The Truth Comes Out

July 22, 2008 by Patrick Watson  
Filed under Commentary, Sector Rotation

The rally in financial stocks that began last week is not yet over, but it is definitely struggling to maintain momentum. Aside from the SEC’s mysterious decision to crack down on “naked shorting,” the sector was the beneficiary of good quarterly reports from some large banks like Wells Fargo (WFC). OK, it wasn’t technically “good” news. But the loss at WFC it was not quite as bad as everyone expected. By Wall Street logic, that makes it good news.
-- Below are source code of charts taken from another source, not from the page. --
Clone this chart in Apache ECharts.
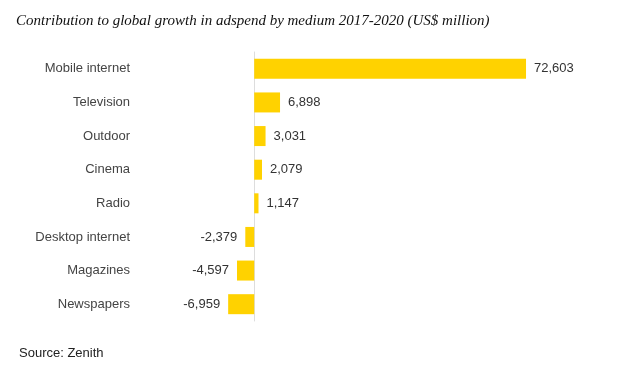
<!DOCTYPE html>
<html><head><meta charset="utf-8">
<script src="https://cdn.jsdelivr.net/npm/echarts@6/dist/echarts.min.js"></script>
<style>html,body{margin:0;padding:0;background:#fff}#c{width:630px;height:372px}</style>
</head><body><div id="c"></div>
<script>
const categories = ["Mobile internet","Television","Outdoor","Cinema","Radio","Desktop internet","Magazines","Newspapers"];
const values = [72603, 6898, 3031, 2079, 1147, -2379, -4597, -6959];
const titleText = "Contribution to global growth in adspend by medium 2017-2020 (US$ million)";
const sourceText = "Source: Zenith";

const chart = echarts.init(document.getElementById('c'));
chart.setOption({
  animation: false,
  backgroundColor: '#fff',
  title: [
    {text: titleText, left: 11, top: 9, textStyle: {fontFamily: 'Liberation Serif', fontStyle: 'italic', fontWeight: 'normal', fontSize: 15, color: '#111'}},
    {text: sourceText, left: 14, top: 342, textStyle: {fontFamily: 'Liberation Sans', fontWeight: 'normal', fontSize: 13, color: '#222'}}
  ],
  grid: {left: 228, right: 95, top: 52, bottom: 51, containLabel: false},
  xAxis: {type: 'value', min: -7000, max: 75000, show: false},
  yAxis: {
    type: 'category', data: categories, inverse: true,
    axisLine: {show: true, onZero: true, lineStyle: {color: '#ddd', width: 1}},
    axisTick: {show: false},
    axisLabel: {margin: 98, fontFamily: 'Liberation Sans', fontSize: 13, color: '#444'}
  },
  series: [{
    type: 'bar', barWidth: 20,
    itemStyle: {color: '#FFD200'},
    data: values.map(v => ({value: v, label: {position: v >= 0 ? 'right' : 'left'}})),
    label: {show: true, distance: 8, fontFamily: 'Liberation Sans', fontSize: 13, color: '#333',
      formatter: p => p.value.toLocaleString('en-US')}
  }]
});
</script></body></html>
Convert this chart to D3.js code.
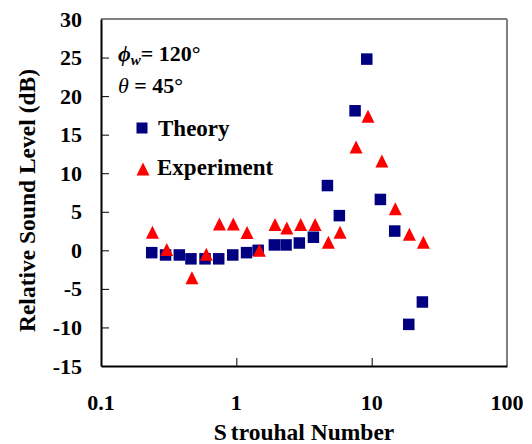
<!DOCTYPE html>
<html>
<head>
<meta charset="utf-8">
<script src="https://cdn.jsdelivr.net/npm/d3@7"></script>
<style>
  body { margin: 0; background: #fff; }
</style>
</head>
<body>
<div id="chart"></div>
<script>
// Relative sound level vs Strouhal number, theory vs experiment

const theoryX = [0.237, 0.30, 0.379, 0.462, 0.587, 0.741, 0.941, 1.19, 1.45, 1.91, 2.33,
                 2.92, 3.71, 4.71, 5.77, 7.54, 9.2, 11.6, 14.8, 18.8, 23.7];
const theoryY = [-0.3, -0.6, -0.6, -1.1, -1.1, -1.1, -0.6, -0.3, 0.0, 0.7, 0.7,
                 0.95, 1.7, 8.4, 4.5, 18.1, 24.8, 6.6, 2.5, -9.6, -6.7];

const expX = [0.24, 0.306, 0.47, 0.60, 0.75, 0.95, 1.2, 1.48, 1.93, 2.36,
              2.99, 3.82, 4.79, 5.84, 7.67, 9.4, 11.9, 14.96, 19.0, 24.1];
const expY = [2.35, 0.1, -3.55, -0.5, 3.4, 3.4, 2.3, 0.0, 3.35, 2.9,
              3.35, 3.35, 1.05, 2.35, 13.4, 17.4, 11.6, 5.4, 2.1, 1.05];

const xTicks = [0.1, 1, 10, 100];
const yTicks = [-15, -10, -5, 0, 5, 10, 15, 20, 25, 30];

const W = 532, H = 444;
const M = { left: 101, right: 507, top: 19, bottom: 366 };
const FONT = '"Liberation Serif", "DejaVu Serif", serif';

const svg = d3.select('#chart').append('svg')
    .attr('width', W).attr('height', H)
    .style('font-family', FONT)
    .style('font-weight', 'bold');

const x = d3.scaleLog().domain([0.1, 100]).range([M.left, M.right]);
const y = d3.scaleLinear().domain([-15, 30]).range([M.bottom, M.top]);

// frame: grey top/right, black left/bottom
svg.append('line').attr('x1', M.left).attr('x2', M.right).attr('y1', M.top).attr('y2', M.top)
    .attr('stroke', '#808080').attr('stroke-width', 2);
svg.append('line').attr('x1', M.right).attr('x2', M.right).attr('y1', M.top).attr('y2', M.bottom)
    .attr('stroke', '#808080').attr('stroke-width', 2);

// y axis, ticks pointing inward
const yAxis = svg.append('g')
    .attr('transform', `translate(${M.left},0)`)
    .call(d3.axisRight(y).tickValues(yTicks).tickSize(8).tickSizeOuter(0).tickFormat(''));
yAxis.select('.domain').attr('stroke', '#000').attr('stroke-width', 2);
yAxis.selectAll('.tick line').attr('stroke', '#000');
yAxis.selectAll('.tick').filter(d => d === 30 || d === -15).remove();

svg.append('g').selectAll('text').data(yTicks).join('text')
    .attr('x', 82).attr('y', d => y(d) + 7.5)
    .attr('text-anchor', 'end').style('font-size', '22px')
    .text(d => d);

// x axis, ticks pointing inward
const xAxis = svg.append('g')
    .attr('transform', `translate(0,${M.bottom})`)
    .call(d3.axisTop(x).tickValues(xTicks).tickSize(8).tickSizeOuter(0).tickFormat(''));
xAxis.select('.domain').attr('stroke', '#000').attr('stroke-width', 2);
xAxis.selectAll('.tick line').attr('stroke', '#000');
xAxis.selectAll('.tick').filter(d => d === 0.1 || d === 100).remove();

svg.append('g').selectAll('text').data(xTicks).join('text')
    .attr('x', d => x(d)).attr('y', 410)
    .attr('text-anchor', 'middle').style('font-size', '22px')
    .text(d => d);

// axis titles
const xt = svg.append('text')
    .attr('x', (M.left + M.right) / 2).attr('y', 440)
    .attr('text-anchor', 'middle').style('font-size', '23.5px');
xt.append('tspan').text('S');
xt.append('tspan').attr('dx', 4).text('trouhal Number');

svg.append('text')
    .attr('transform', `translate(35,${(M.top + M.bottom) / 2 + 8}) rotate(-90)`)
    .attr('text-anchor', 'middle').style('font-size', '23.5px')
    .text('Relative Sound Level (dB)');

// markers (triangles drawn over squares)
const SQ = 11.5, TRI = 13;
const triPath = s => `M0,${-s / 2}L${s / 2},${s / 2}L${-s / 2},${s / 2}Z`;

svg.append('g').selectAll('rect').data(theoryX).join('rect')
    .attr('x', d => x(d) - SQ / 2)
    .attr('y', (d, i) => y(theoryY[i]) - SQ / 2)
    .attr('width', SQ).attr('height', SQ)
    .attr('fill', '#000080');

svg.append('g').selectAll('path').data(expX).join('path')
    .attr('transform', (d, i) => `translate(${x(d)},${y(expY[i])})`)
    .attr('d', triPath(TRI))
    .attr('fill', '#ff0000');

// annotations
const a1 = svg.append('text').attr('x', 118).attr('y', 61).style('font-size', '22px');
a1.append('tspan').style('font-style', 'italic').text('ϕ');
a1.append('tspan').style('font-style', 'italic').style('font-size', '15px').attr('dy', 4).text('w');
a1.append('tspan').attr('dy', -4).text('= 120°');

const a2 = svg.append('text').attr('x', 118).attr('y', 93).style('font-size', '22px');
a2.append('tspan').style('font-style', 'italic').style('font-weight', 'normal').text('θ');
a2.append('tspan').text(' = 45°');

// legend
svg.append('rect').attr('x', 142 - 5.5).attr('y', 128 - 5.5)
    .attr('width', 11).attr('height', 11).attr('fill', '#000080');
svg.append('text').attr('x', 158).attr('y', 135.5).style('font-size', '23px').text('Theory');

svg.append('path').attr('transform', 'translate(143,169)')
    .attr('d', triPath(13)).attr('fill', '#ff0000');
svg.append('text').attr('x', 157).attr('y', 175).style('font-size', '23px').text('Experiment');
</script>
</body>
</html>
Now it emerges that even by this standard, the news was not as good as initially thought. According to the Wall Street Journal, Wells Fargo cooked the books. Nothing illegal, of course, but it sure stinks. Here’s what they did: Wells Fargo used to “charge off” bad loans from its earnings when they were 120 days delinquent. Now they have decided to wait 180 days before letting bad loans show up on the bottom line. It sounds like a little thing, but for a huge bank like Wells Fargo little things add up to big things.

We hope whoever had this idea gets a nice bonus; with nothing but a few keystrokes he added $265 million to WFC’s quarterly earnings. Of course, the loss will return in later quarters. Reality hasn’t changed. Those loans are still bad, and nothing the accountants can do will change the facts.

If Wells Fargo is doing this sort of thing, you can bet others are, too. Banks naturally have hugely complicated financial statements, and there are all kinds of little “adjustments” that can make a big difference… for a little while. Eventually the truth comes out.